Credit card checker

const validateCred = (parM) => {
for(let i = 0; i < parM.length; i++){
if(parM[i] % 2 !== 0){

   console.log(parM[i] * 2);
  
}
}

};

how do I log my new array with the doubled odd numbers. kindly help.

Hello Martin,

First before running the for loop you will have to make a copy of the card because you cannot change the original card. I used the slice method for this.

You are on a good path with the modulo checker. And to double the value you can do something like this. copyofCard[i] = copyofCard[i] * 2;

Thank you so much janneslohmeijer! You have saved me a lot of time googling for a question I don’t even understand!! Be blessed! I really do appreciate.
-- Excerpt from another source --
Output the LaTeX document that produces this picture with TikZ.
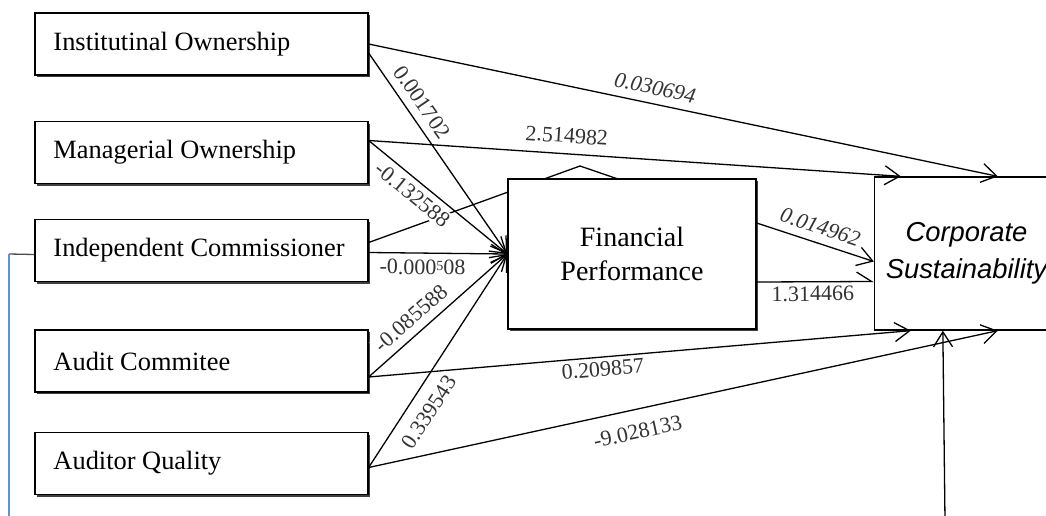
\documentclass[tikz,border=0pt]{standalone}
\usepackage{fontspec}
\setmainfont{Liberation Serif}
\newfontfamily\csfont{Liberation Sans}
\usetikzlibrary{arrows.meta,shadows}
\definecolor{linkblue}{RGB}{96,146,210}

\begin{document}
\begin{tikzpicture}[x=0.5pt,y=-0.5pt,line width=0.65pt,
 >={Straight Barb[length=7.5pt,width=9.5pt]},
 var/.style={draw,fill=white,text width=148pt,inner xsep=9.25pt,minimum height=31pt,align=flush left,
  font=\fontsize{13.2}{16}\selectfont,
  drop shadow={shadow xshift=1pt,shadow yshift=-1pt,fill=black!75,opacity=1}},
 coef/.style={font=\fontsize{11}{13}\selectfont,text=black!80,fill=white,inner sep=1pt,sloped}]
\clip (0,0) rectangle (1046,515);
\node[var] (io) at (201.5,44) {Institutinal Ownership};
\node[var] (mo) at (201.5,152.5) {Managerial Ownership};
\node[var] (ic) at (201.5,250.5) {Independent Commissioner};
\node[var] (ac) at (201.5,361) {Audit Commitee};
\node[var] (aq) at (201.5,463.5) {Auditor Quality};
\node[draw,fill=white,minimum width=92pt,minimum height=76.5pt,align=center,
 font=\csfont\itshape\fontsize{13.7}{18.5}\selectfont] (cs) at (966.5,253.5) {Corporate\\Sustainability};
\coordinate (roof) at (580,166);
\coordinate (eave) at (618,179);
\draw ([yshift=4pt]ic.east) -- (roof) -- (eave);
\node[draw,fill=white,minimum width=124pt,minimum height=75pt,align=center,
 font=\fontsize{14}{17}\selectfont,
 drop shadow={shadow xshift=1pt,shadow yshift=-1pt,fill=black!75,opacity=1}] (fp) at (632,254) {Financial\\Performance};
\draw[->] (io.east) -- node[coef,pos=0.45,above=3pt] {\itshape 0.030694} ([xshift=62pt]cs.north west);
\draw[->] ([yshift=6pt]mo.east) -- node[coef,pos=0.37,above=4pt] {2.514982} ([xshift=13.5pt]cs.north west);
\draw[->] ([yshift=-8pt]ac.east) -- node[coef,pos=0.43,below=1pt] {0.209857} ([xshift=18.5pt]cs.south west);
\draw[->] ([yshift=-2pt]aq.east) -- node[coef,pos=0.42,below=6pt] {-9.028133} ([xshift=62pt]cs.south west);
\draw[->] ([yshift=-4.5pt]io.east) -- node[coef,pos=0.29,above=3pt] {0.001702} (fp.west);
\draw[->] ([yshift=6pt]mo.east) -- node[coef,pos=0.38,below=2pt] {-0.132588} (fp.west);
\draw[->] ([yshift=-1pt]ic.east) -- node[coef,pos=0.39,below=2pt] {-0.000\raisebox{2pt}{\scriptsize 5}08} (fp.west);
\draw[->] ([yshift=-8pt]ac.east) -- node[coef,pos=0.38,above=3pt] {-0.085588} (fp.west);
\draw[->] ([yshift=-2pt]aq.east) -- node[coef,pos=0.31,below=5pt] {0.339543} (fp.west);
\draw[->] ([yshift=15.5pt]fp.east) -- node[coef,pos=0.5,above=3pt] {\itshape 0.014962} ([yshift=-4pt]cs.west);
\draw[-{Straight Barb[harpoon,length=7.5pt,width=9.5pt]}] ([yshift=-14pt]fp.east) -- node[coef,pos=0.48,below=1pt] {1.314466} ([yshift=-14pt]cs.west);
\coordinate (base) at (945,520);
\draw[->] (base) -- ([xshift=34.5pt]cs.south west);
\coordinate (bend) at (9,254);
\coordinate (foot) at (9,520);
\draw[black!70] ([yshift=-2pt]ic.west) -- (bend);
\draw[linkblue] (bend) -- (foot);
\end{tikzpicture}
\end{document}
const validateCred = (parM) => {
  
  let newArr = parM.slice(0);
  y = newArr.pop();
  newArr.reverse();
  for(let i = 0; i < newArr.length; i++){
    if((newArr.indexOf(newArr[i])+1) % 2 !== 0){
    
        newArr[i] = newArr[i]*2;
      if(newArr[i] > 9){
        newArr[i] = newArr[i] - 9;
      }
      
    }
    
    
    
    }
  console.log(newArr)
  const total = newArr.reduce((acc,currVal) => {
      return acc + currVal;
    })
    console.log(total + y );
    
  };

output is

[ 0, 8, 3, 1, 0, 8, 0, 9, 5, 7, 3, 9, 6, 1, 8 ]
76

the second last digit changes to 1 instead of remaining 5. Why is this? Where is the bug in my code. Those are valid card numbers and output should be 80. Instead my program is minusing 4 from the second last digit. Help is highly appreciated.

Hello, @martinnyagah51575630.

I formatted the code in your post. Please review this post for future reference: How do I format code in my posts?
This will allow others to easily copy/paste your code in their own environment, so they can test it. I’m having a look now :slightly_smiling_face:
You may be able to find the issue yourself by adding a few more console.log() statements to see what is going on.
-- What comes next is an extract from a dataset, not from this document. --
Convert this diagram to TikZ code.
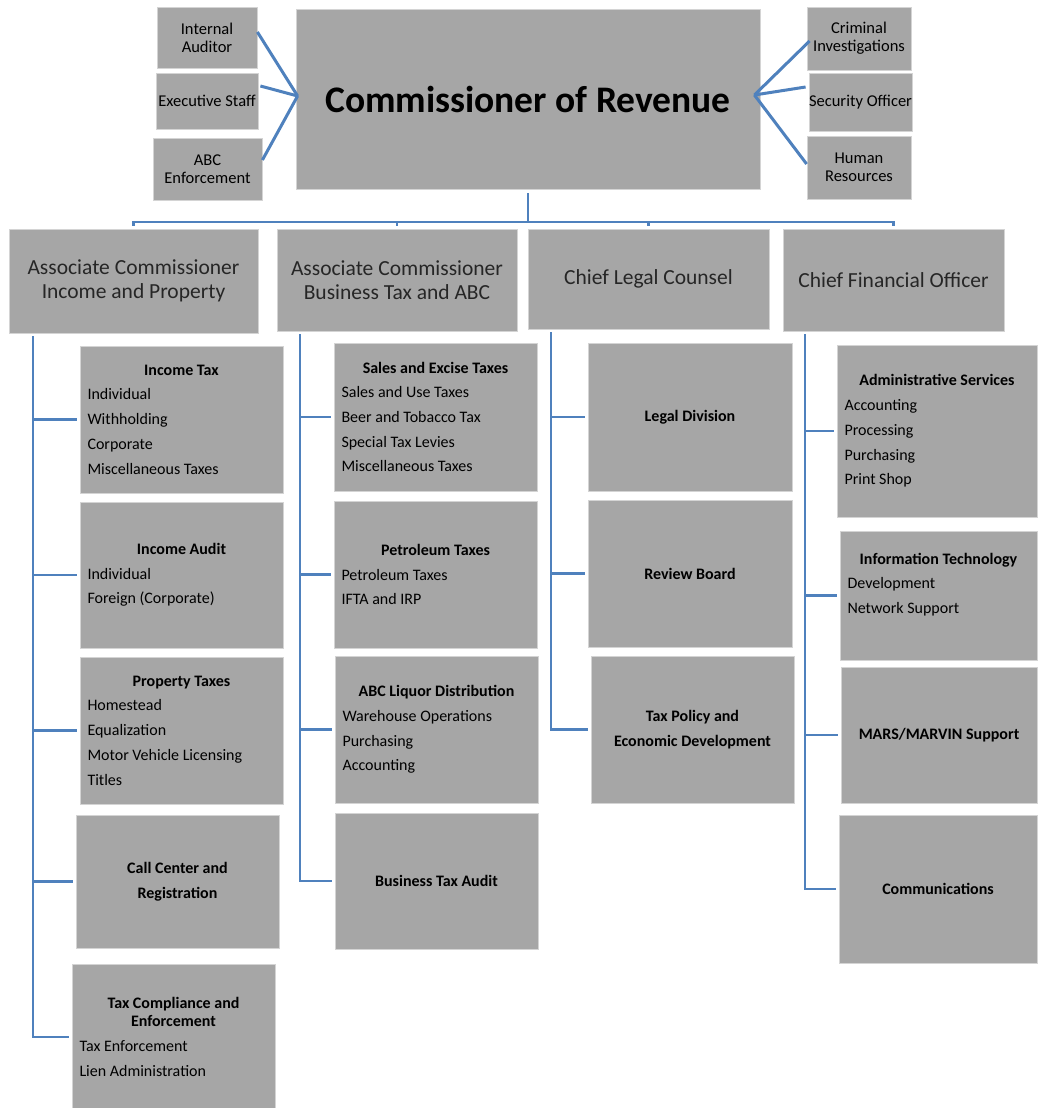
\documentclass[tikz,border=0pt]{standalone}
\usepackage{fontspec}
\setmainfont{Carlito}
\definecolor{boxgray}{HTML}{A6A6A6}
\definecolor{boxedge}{HTML}{D4D4D4}
\definecolor{linkblue}{HTML}{4F81BD}
\begin{document}
\begin{tikzpicture}[x=1pt,y=-1pt,
  boxdecorate/.style={shape=rectangle,fill=boxgray,draw=boxedge,line width=0.8pt,inner sep=0pt,text=black},
  topdecorate/.style={boxdecorate,font=\fontsize{37.5}{40}\selectfont\bfseries},
  sidedecorate/.style={boxdecorate,align=flush center,font=\fontsize{16.5}{18}\selectfont},
  headdecorate/.style={boxdecorate,align=flush center,font=\fontsize{21.5}{24}\selectfont,text=black!85},
  unitdecorate/.style={boxdecorate,align=flush center,font=\fontsize{16}{24.7}\selectfont\bfseries},
  listdecorate/.style={boxdecorate,align=flush left,inner xsep=7.5pt,font=\fontsize{16}{24.7}\selectfont},
  fandecorate/.style={line width=3pt,draw=linkblue},
  treedecorate/.style={line width=2.2pt,draw=linkblue}]
\useasboundingbox (0,0) rectangle (1037,1108);
% top boxes
\node (comm) at (528,99) [topdecorate,minimum width=464pt,minimum height=180pt] {Commissioner of Revenue};
\node (ia) at (207,37.5) [sidedecorate,minimum width=100pt,minimum height=61pt] {Internal\\Auditor};
\node (es) at (207,101) [sidedecorate,minimum width=102pt,minimum height=56pt] {Executive Staff};
\node (abce) at (207.5,169) [sidedecorate,minimum width=109pt,minimum height=62pt] {ABC\\Enforcement};
\node (ci) at (859,38.5) [sidedecorate,minimum width=104pt,minimum height=63pt] {Criminal\\Investigations};
\node (so) at (860.5,102) [sidedecorate,minimum width=103pt,minimum height=58pt] {Security Officer};
\node (hr) at (859,167.5) [sidedecorate,minimum width=104pt,minimum height=63pt] {Human\\Resources};
% second level
\node (aip) at (133.5,281) [headdecorate,minimum width=249pt,minimum height=104pt] {Associate Commissioner\\Income and Property};
\node (abt) at (397,280) [headdecorate,minimum width=240pt,minimum height=102pt] {Associate Commissioner\\Business Tax and ABC};
\node (clc) at (648.5,279) [headdecorate,minimum width=241pt,minimum height=100pt] {Chief Legal Counsel};
\node (cfo) at (893.5,280) [headdecorate,minimum width=221pt,minimum height=102pt] {Chief Financial Officer};
% income and property
\node (it) at (181.5,419.5) [listdecorate,text width=188pt,minimum height=147pt]
  {\hfill\textbf{Income Tax}\hfill\null\\Individual\\Withholding\\Corporate\\Miscellaneous Taxes};
\node (iau) at (181.5,575) [listdecorate,text width=188pt,minimum height=146pt]
  {\hfill\textbf{Income Audit}\hfill\null\\Individual\\Foreign (Corporate)};
\node (pt) at (181.5,730.5) [listdecorate,text width=188pt,minimum height=147pt]
  {\hfill\textbf{Property Taxes}\hfill\null\\Homestead\\Equalization\\Motor Vehicle Licensing\\Titles};
\node (cc) at (177.5,881.5) [unitdecorate,minimum width=203pt,minimum height=133pt] {Call Center and\\Registration};
\node (tce) at (173.5,1037) [listdecorate,text width=188pt,minimum height=146pt]
  {\hfill\textbf{Tax Compliance and}\hfill\null\\[-6.7pt]\hfill\textbf{Enforcement}\hfill\null\\Tax Enforcement\\Lien Administration};
% business tax and abc
\node (set) at (435.5,417) [listdecorate,text width=188pt,minimum height=148pt]
  {\hfill\textbf{Sales and Excise Taxes}\hfill\null\\Sales and Use Taxes\\Beer and Tobacco Tax\\Special Tax Levies\\Miscellaneous Taxes};
\node (pet) at (435.5,574.5) [listdecorate,text width=188pt,minimum height=147pt]
  {\hfill\textbf{Petroleum Taxes}\hfill\null\\Petroleum Taxes\\IFTA and IRP};
\node (abcl) at (436.5,729.5) [listdecorate,text width=188pt,minimum height=147pt]
  {\hfill\textbf{ABC Liquor Distribution}\hfill\null\\Warehouse Operations\\Purchasing\\Accounting};
\node (bta) at (436.5,881) [unitdecorate,minimum width=203pt,minimum height=136pt] {Business Tax Audit};
% legal
\node (ld) at (690,417) [unitdecorate,minimum width=204pt,minimum height=148pt] {Legal Division};
\node (rb) at (690,573.5) [unitdecorate,minimum width=204pt,minimum height=147pt] {Review Board};
\node (tp) at (692.5,729.5) [unitdecorate,minimum width=203pt,minimum height=147pt] {Tax Policy and\\Economic Development};
% financial
\node (adm) at (937,431) [listdecorate,text width=185pt,minimum height=172pt]
  {\hfill\textbf{Administrative Services}\hfill\null\\Accounting\\Processing\\Purchasing\\Print Shop};
\node (itc) at (938.5,595.5) [listdecorate,text width=182pt,minimum height=129pt]
  {\hfill\textbf{Information Technology}\hfill\null\\Development\\Network Support\\\null};
\node (mars) at (939,735) [unitdecorate,minimum width=196pt,minimum height=136pt] {MARS/MARVIN Support};
\node (com) at (938,889) [unitdecorate,minimum width=198pt,minimum height=148pt] {Communications};
% fan lines
\path
([yshift=5.5]ia.east) edge[fandecorate] ([xshift=2,yshift=3]comm.west)
([xshift=2,yshift=15]es.east) edge[fandecorate] ([xshift=2,yshift=3]comm.west)
([yshift=9]abce.east) edge[fandecorate] ([xshift=2,yshift=3]comm.west)
([xshift=3,yshift=-2.5]ci.west) edge[fandecorate] ([xshift=-6,yshift=4]comm.east)
([xshift=-3,yshift=15]so.west) edge[fandecorate] ([xshift=-6,yshift=4]comm.east)
([yshift=3.5]hr.west) edge[fandecorate] ([xshift=-6,yshift=4]comm.east);
% tree lines
\draw[treedecorate] ([yshift=-4]comm.south) -- ([yshift=7]comm.south |- clc.north);
\draw[treedecorate] ([yshift=3]aip.north) |- ([yshift=7]cfo.north) -- ([yshift=3]cfo.north);
\draw[treedecorate] ([yshift=3]abt.north) -- ([yshift=7]abt.north);
\draw[treedecorate] ([yshift=3]clc.north) -- ([yshift=7]clc.north);
\coordinate (t1) at ([xshift=24,yshift=-3]aip.south west);
\coordinate (t2) at ([xshift=23,yshift=-3]abt.south west);
\coordinate (t3) at ([xshift=23,yshift=-3]clc.south west);
\coordinate (t4) at ([xshift=22,yshift=-3]cfo.south west);
\draw[treedecorate] (t1) |- ([xshift=-3]tce.west);
\draw[treedecorate] (t2) |- ([xshift=-3]bta.west);
\draw[treedecorate] (t3) |- ([xshift=-3]tp.west);
\draw[treedecorate] (t4) |- ([xshift=-3]com.west);
\path
(t1 |- it.west) edge[treedecorate] ([xshift=-3]it.west)
(t1 |- iau.west) edge[treedecorate] ([xshift=-3]iau.west)
(t1 |- pt.west) edge[treedecorate] ([xshift=-3]pt.west)
(t1 |- cc.west) edge[treedecorate] ([xshift=-3]cc.west)
(t2 |- set.west) edge[treedecorate] ([xshift=-3]set.west)
(t2 |- pet.west) edge[treedecorate] ([xshift=-3]pet.west)
(t2 |- abcl.west) edge[treedecorate] ([xshift=-3]abcl.west)
(t3 |- ld.west) edge[treedecorate] ([xshift=-3]ld.west)
(t3 |- rb.west) edge[treedecorate] ([xshift=-3]rb.west)
(t4 |- adm.west) edge[treedecorate] ([xshift=-3]adm.west)
(t4 |- itc.west) edge[treedecorate] ([xshift=-3]itc.west)
(t4 |- mars.west) edge[treedecorate] ([xshift=-3]mars.west);
\end{tikzpicture}
\end{document}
This is the root of your problem. Think about what the value of each of these things is for each value of i (specifically when i reaches 13). You don’t need this level of complexity. This is the equivalent of using a person’s address to go to their home, and ask them for their address, but with a glitch. You then look them up by name, and accidentally go to the wrong house (address) belonging to someone else with the same name that appeared first in the phone book.

Hint:
if(i % 2 == 0) //this is all you need

Hi midlindner,

My code finally works. But I don’t understand why the hint you gave me surprisingly works. Would you mind explaining further?

if(i % 2 == 0)    vs   if((newArr.indexOf(newArr[i])+1) % 2 !== 0)
1 Like

Consider this more simple example:

const nums = [1, 2, 1, 2]

for(let i = 0; i < nums.length; i++) {
  console.log(`i = ${i}`)
  console.log(`nums[i] = ${nums[i]}`)
  console.log(`nums.indexOf(nums[i]) = ${nums.indexOf(nums[i])}\n`)
}

Output:

i = 0
nums[i] = 1
nums.indexOf(nums[i]) = 0

i = 1
nums[i] = 2
nums.indexOf(nums[i]) = 1

i = 2
nums[i] = 1
nums.indexOf(nums[i]) = 0

i = 3
nums[i] = 2
nums.indexOf(nums[i])= 1

Notice when i is 0 and when i is 1 that code similar to your original code nums.indexOf(nums[i]) is the same as i. However, when i is 2 and when i is 3 something different happens. Let’s break it down a little. When i is 2:

nums = [1, 2, 1, 2]
indexes: 0, 1, 2, 3
nums[2] is the second occurrence of the value 1
so, nums.indexOf(1) returns 0
Why? Because the indexOf() method returns the index of the first occurrence of the argument supplied.

The value of i in the for loop is all we need to access each value in the array of credit card number digits. Since you reverse the array, and we need to perform the double/subtract 9 if greater than 9 operation on every other digit beginning with the first (index 0) digit, the code in my hint accomplishes the task.